The UAE's successful negotiation for a production increase puts them in a powerful position. If oil prices climb towards $100 a barrel, as desired by Saudi Arabia, the UAE's additional production could generate significant revenue. This, in turn, could lead to increased demand for USD to facilitate international transactions.

However, if oil prices fall due to the anticipated production increase, the demand for USD could weaken. Additionally, a potential price war within OPEC+ due to disagreements over quotas could further destabilize the oil market and negatively impact the USD.

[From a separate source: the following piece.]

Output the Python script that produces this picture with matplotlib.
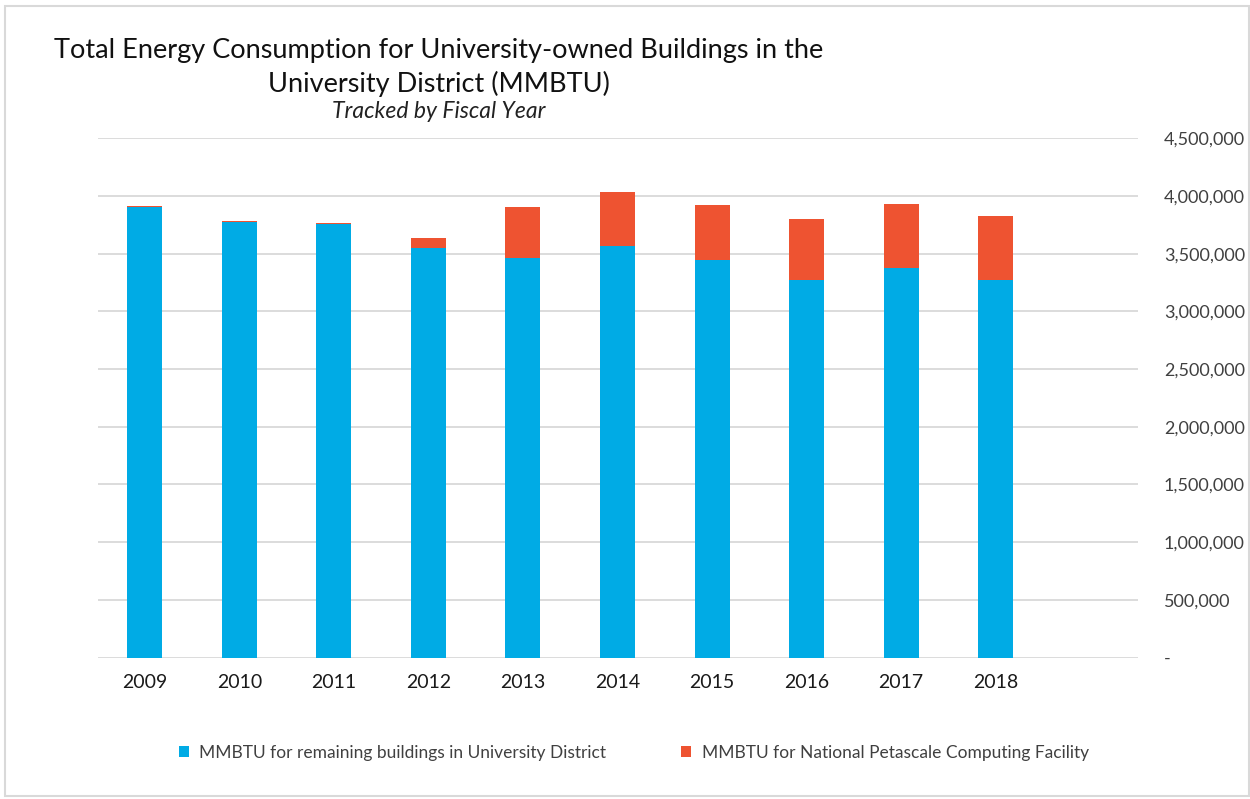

Uncertainties and The Road Ahead

The impact of UAE's oil developments on the USD remains uncertain. Several factors will play a crucial role:

  • Global oil demand: Strong global economic growth will likely lead to higher oil demand, potentially offsetting the impact of increased production.
  • OPEC+ cohesion: The alliance's ability to maintain production discipline and adjust output based on market conditions will be crucial.
  • Geopolitical events: Disruptions in major oil-producing regions could lead to unexpected price surges, impacting the USD.

Conclusion

The UAE's maneuvering within OPEC+ has the potential to significantly influence the global oil market and, consequently, the USD. While the short-term impact is unclear, the long-term trajectory depends on the interplay of global oil demand, OPEC+ cohesion, and unforeseen geopolitical events. The coming months will be crucial in determining the ultimate impact of the UAE's strategy on the USD's value.